Says Septh, “We just wanted to be super unapologetic about it — to go in and work the way we would for the best and biggest client in the world. If Vuitton was calling, girl, how off would we go?”

Last summer, The Tenth’s headquarters relocated from Septh’s hometown, Brooklyn, to his boyfriend Banks’s native New Orleans. The move has allowed them to refresh their creative palates while drawing inspiration from a very different, yet still very vibrant local scene. 

“It’s just got more soul,” Septh says of the city. “I feel like we’re getting more soul. At first it was, ‘How do we make this recognizable to a white girl?’ The new thing is, ‘How do we make this recognizable to kids that look like us, who are pulling out tears from the magazine and posting them on their wall? How are we going to make stories that are speaking in an elevated way to them?’ ”

The Tenth
Though it has garnered attention and praise, The Tenth still finds it hard to attract advertisers. In the two and a half years since the magazine’s launch, the founders have knocked on doors, picked up phones, and sent out emails to a chorus of crickets.

 “It’s just very frustrating,” Jones admits, adding that he, Septh, and Banks ask each other at least once a week why this is the case. “The work we do is 10 times better than our counterparts — and I don’t want to undermine what they’re doing, because they’re doing great work as well, but we’re getting into more conversations and writing about radical, deep, black stuff that’s really personal to us. So [the magazine] is allowing us to have conversations with each other — we’re not just about images.”

They suspect it’s this decidedly black and queer perspective that makes it harder to keep up with the (white) Joneses, but it’s also what draws the audience as well as the talent to the project. For all its struggles, The Tenth fulfills the promise of W.E.B. Du Bois’s vision, serving to excite, inspire, and unite a community previously only unified under the umbrella of a shared racial identity. 

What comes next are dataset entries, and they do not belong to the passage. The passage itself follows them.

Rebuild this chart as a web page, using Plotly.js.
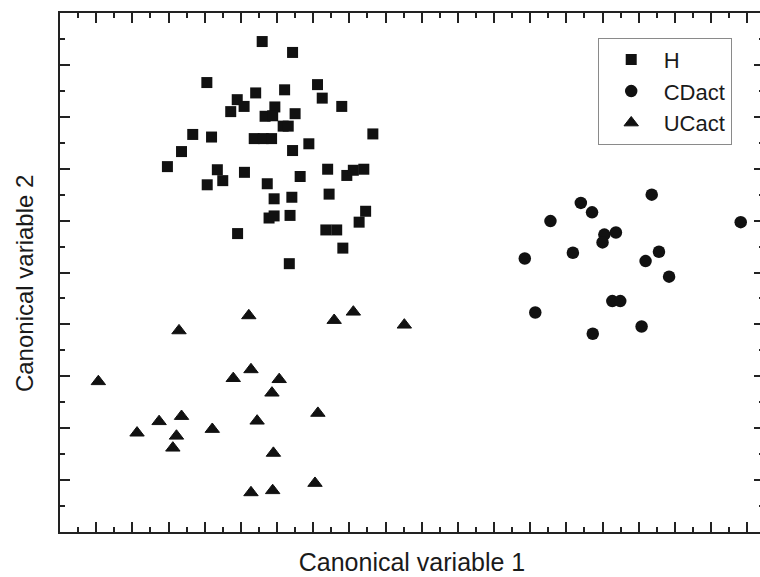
<!DOCTYPE html>
<html>
<head>
<meta charset="utf-8">
<script src="https://cdn.plot.ly/plotly-3.0.1.min.js"></script>
<style>
  html, body { margin: 0; padding: 0; overflow: hidden; background: #ffffff; }
  #chart { width: 780px; height: 577px; }
</style>
</head>
<body>
<div id="chart"></div>
<script>
// Group H (squares)
const hX = [-3.41,-2.57,-4.94,-3.59,-2.79,-1.88,-1.75,-1.21,-4.10,-3.91,
            -4.28,-3.06,-3.33,-3.12,-2.50,-2.83,-2.69,-0.35,-5.33,-4.81,
            -3.63,-3.38,-3.15,-2.57,-2.12,-5.64,-6.03,-4.65,-4.50,-4.93,
            -3.90,-3.27,-2.36,-1.60,-1.07,-0.89,-0.60,-1.56,-3.08,-2.59,
            -3.22,-3.08,-2.64,-0.55,-0.73,-1.65,-1.35,-4.09,-1.18,-2.66];
const hY = [4.45,4.24,3.66,3.46,3.52,3.62,3.36,3.20,3.33,3.20,
            3.10,3.19,3.01,3.02,3.06,2.82,2.82,2.67,2.66,2.61,
            2.58,2.58,2.58,2.35,2.48,2.33,2.04,1.98,1.77,1.69,
            1.93,1.71,1.85,1.99,1.87,1.97,1.99,1.51,1.42,1.45,
            1.05,1.09,1.10,1.18,0.97,0.82,0.82,0.75,0.47,0.17];

// Group CDact (circles)
const cdX = [7.36,5.40,5.71,4.56,9.82,6.05,6.37,6.00,5.18,3.85,
             7.56,7.19,7.84,6.27,6.49,4.14,7.08,5.73];
const cdY = [1.50,1.34,1.16,0.99,0.97,0.73,0.77,0.58,0.38,0.27,
             0.40,0.22,-0.08,-0.55,-0.55,-0.77,-1.04,-1.18];

// Group UCact (triangles)
const ucX = [-3.78,-5.71,-1.42,-0.89,0.52,-7.94,-4.21,-3.72,-2.94,-3.14,
             -6.26,-5.64,-6.87,-5.78,-5.88,-4.79,-3.55,-1.87,-3.10,-3.72,
             -3.12,-1.95];
const ucY = [-0.83,-1.12,-0.92,-0.76,-1.01,-2.10,-2.04,-1.87,-2.06,-2.32,
             -2.87,-2.77,-3.09,-3.15,-3.38,-3.02,-2.86,-2.71,-3.48,-4.24,
             -4.20,-4.06];

const groupNames = ["H", "CDact", "UCact"];
const xTitle = "Canonical variable 1";
const yTitle = "Canonical variable 2";

const ink = "#111111";
const font = "Arial, 'Liberation Sans', Helvetica, sans-serif";

const traces = [
  {x: hX, y: hY, name: groupNames[0], type: "scatter", mode: "markers",
   marker: {symbol: "square", size: 11, color: ink}},
  {x: cdX, y: cdY, name: groupNames[1], type: "scatter", mode: "markers",
   marker: {symbol: "circle", size: 12.5, color: ink}},
  {x: ucX, y: ucY, name: groupNames[2], type: "scatter", mode: "markers",
   marker: {symbol: "triangle-up", size: 12.5, color: ink, line: {width: 1, color: ink}}}
];

const axisCommon = {
  showline: true, linecolor: "#222", linewidth: 2, mirror: "allticks",
  ticks: "inside", ticklen: 10, tickwidth: 2, tickcolor: "#222",
  dtick: 1, tick0: 0,
  minor: {ticks: "inside", ticklen: 5, tickwidth: 2, tickcolor: "#222", dtick: 0.5, showgrid: false},
  showticklabels: false, showgrid: false, zeroline: false, fixedrange: true
};

const layout = {
  width: 780, height: 577,
  margin: {l: 60, r: 16, t: 13, b: 45},
  paper_bgcolor: "#ffffff", plot_bgcolor: "#ffffff",
  showlegend: true,
  font: {family: font, color: "#1a1a1a"},
  xaxis: Object.assign({}, axisCommon, {
    range: [-9, 10.464],
    title: {text: xTitle, font: {family: font, size: 25, color: "#1a1a1a"}, standoff: 20}
  }),
  yaxis: Object.assign({}, axisCommon, {
    range: [-5, 5]
  }),
  legend: {
    x: 0.7638, y: 0.9524, xanchor: "left", yanchor: "top",
    bordercolor: "#8a8a8a", borderwidth: 1, bgcolor: "#ffffff",
    font: {family: font, size: 22, color: "#1a1a1a"},
    itemwidth: 55
  },
  annotations: [{
    text: yTitle, textangle: -90, showarrow: false,
    xref: "paper", yref: "paper", x: -0.051, y: 0.5 - 11.5/519,
    xanchor: "center", yanchor: "middle",
    font: {family: font, size: 24, color: "#1a1a1a"}
  }]
};

Plotly.newPlot("chart", traces, layout, {displayModeBar: false, staticPlot: true});
</script>
</body>
</html>
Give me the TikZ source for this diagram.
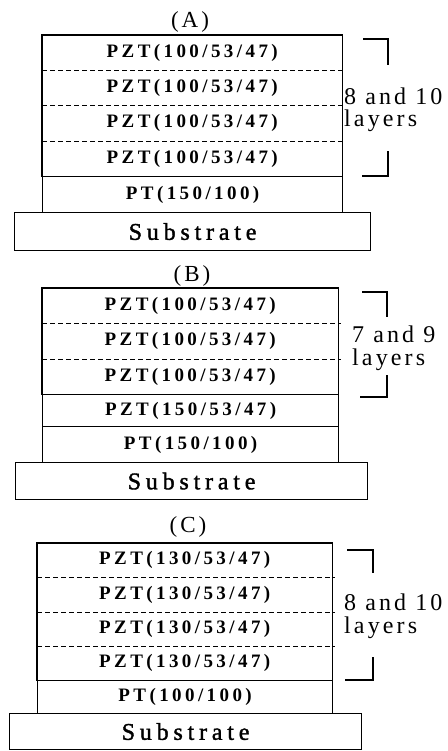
\documentclass[tikz,border=0pt]{standalone}
\usepackage{fontspec}
\newfontfamily\layerfont{Liberation Serif}[LetterSpace=18]
\newfontfamily\notefont{Liberation Serif}[LetterSpace=13]
\newfontfamily\subfont{Liberation Serif}[LetterSpace=20,FakeBold=1.5]
\def\pztA{PZT(100/53/47)}
\def\pztC{PZT(130/53/47)}
\begin{document}
\begin{tikzpicture}[x=1pt,y=-1pt,
    layer/.style={anchor=north west,inner sep=0pt,font=\layerfont\bfseries\fontsize{19}{19}\selectfont},
    framed/.style={layer,draw,line width=1.2pt},
    sub/.style={anchor=north west,inner sep=0pt,draw,line width=1.2pt,font=\subfont\fontsize{24}{24}\selectfont},
    sep/.style={line width=0.8pt,dash pattern=on 5pt off 3pt},
    outline/.style={line width=1.2pt},
    title/.style={inner sep=0pt,font=\notefont\fontsize{23}{23}\selectfont},
    note/.style={anchor=base west,align=left,inner sep=0pt,font=\notefont\fontsize{24}{22.5}\selectfont}]
  \useasboundingbox (0,0) rectangle (447,751);

  \node[title] (tA) at (190,22) {(A)};
  \foreach \i in {1,...,4} {
    \node[layer,minimum width=300pt,minimum height=35.25pt] (a\i) at (42,{35+35.25*(\i-1)}) {\pztA};
  }
  \draw[outline] (a1.north west) rectangle (a4.south east);
  \foreach \i in {1,2,3} {
    \draw[sep] (a\i.south west) -- ([xshift=3pt]a\i.south east);
  }
  \node[framed,minimum width=300pt,minimum height=36pt] (ptA) at (42,176) {PT(150/100)};
  \node[sub,minimum width=356pt,minimum height=38pt] (sA) at (14,212) {Substrate};
  \coordinate (kA1) at (363,39);
  \coordinate (kA2) at (362,176);
  \draw[outline] (kA1) -| ++(25,26);
  \draw[outline] (kA2) -| ++(26,-25);
  \node[note] (nA) at (344,127) {8 and 10\\layers};

  \node[title] (tB) at (192,276) {(B)};
  \foreach \i in {1,2,3} {
    \node[layer,minimum width=296pt,minimum height=35.33pt] (b\i) at (42,{288+35.33*(\i-1)}) {\pztA};
  }
  \draw[outline] (b1.north west) rectangle (b3.south east);
  \foreach \i in {1,2} {
    \draw[sep] (b\i.south west) -- ([xshift=3pt]b\i.south east);
  }
  \node[framed,minimum width=296pt,minimum height=32pt] (b4) at (42,394) {PZT(150/53/47)};
  \node[framed,minimum width=296pt,minimum height=36pt] (ptB) at (42,426) {PT(150/100)};
  \node[sub,minimum width=352pt,minimum height=37pt] (sB) at (15,462) {Substrate};
  \coordinate (kB1) at (362,292);
  \coordinate (kB2) at (360,397);
  \draw[outline] (kB1) -| ++(25,25);
  \draw[outline] (kB2) -| ++(27,-22);
  \node[note] (nB) at (352,365) {7 and 9\\layers};

  \node[title] (tC) at (188,527) {(C)};
  \foreach \i in {1,...,4} {
    \node[layer,minimum width=295pt,minimum height=34.25pt] (c\i) at (37,{543+34.25*(\i-1)}) {\pztC};
  }
  \draw[outline] (c1.north west) rectangle (c4.south east);
  \foreach \i in {1,2,3} {
    \draw[sep] (c\i.south west) -- ([xshift=3pt]c\i.south east);
  }
  \node[framed,minimum width=295pt,minimum height=33pt] (ptC) at (37,680) {PT(100/100)};
  \node[sub,minimum width=352pt,minimum height=36pt] (sC) at (9,713) {Substrate};
  \coordinate (kC1) at (347,550);
  \coordinate (kC2) at (345,680);
  \draw[outline] (kC1) -| ++(26,23);
  \draw[outline] (kC2) -| ++(28,-23);
  \node[note] (nC) at (344,633) {8 and 10\\layers};
\end{tikzpicture}
\end{document}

“The work that these young men are doing through The Tenth is legendary,” says Randal Jacobs, a Michigan-based stylist, who contributes to the magazine and connected it with local talent and resources, including the alpaca farm. 

“Too often we wait for someone else to give us a chance, justice, or opportunity. There is too much happening in the world, especially for black bodies, to wait for any of it. Martin Luther King, Jr., asked how long we had to wait for justice. The Tenth isn’t waiting — it’s creating a way.”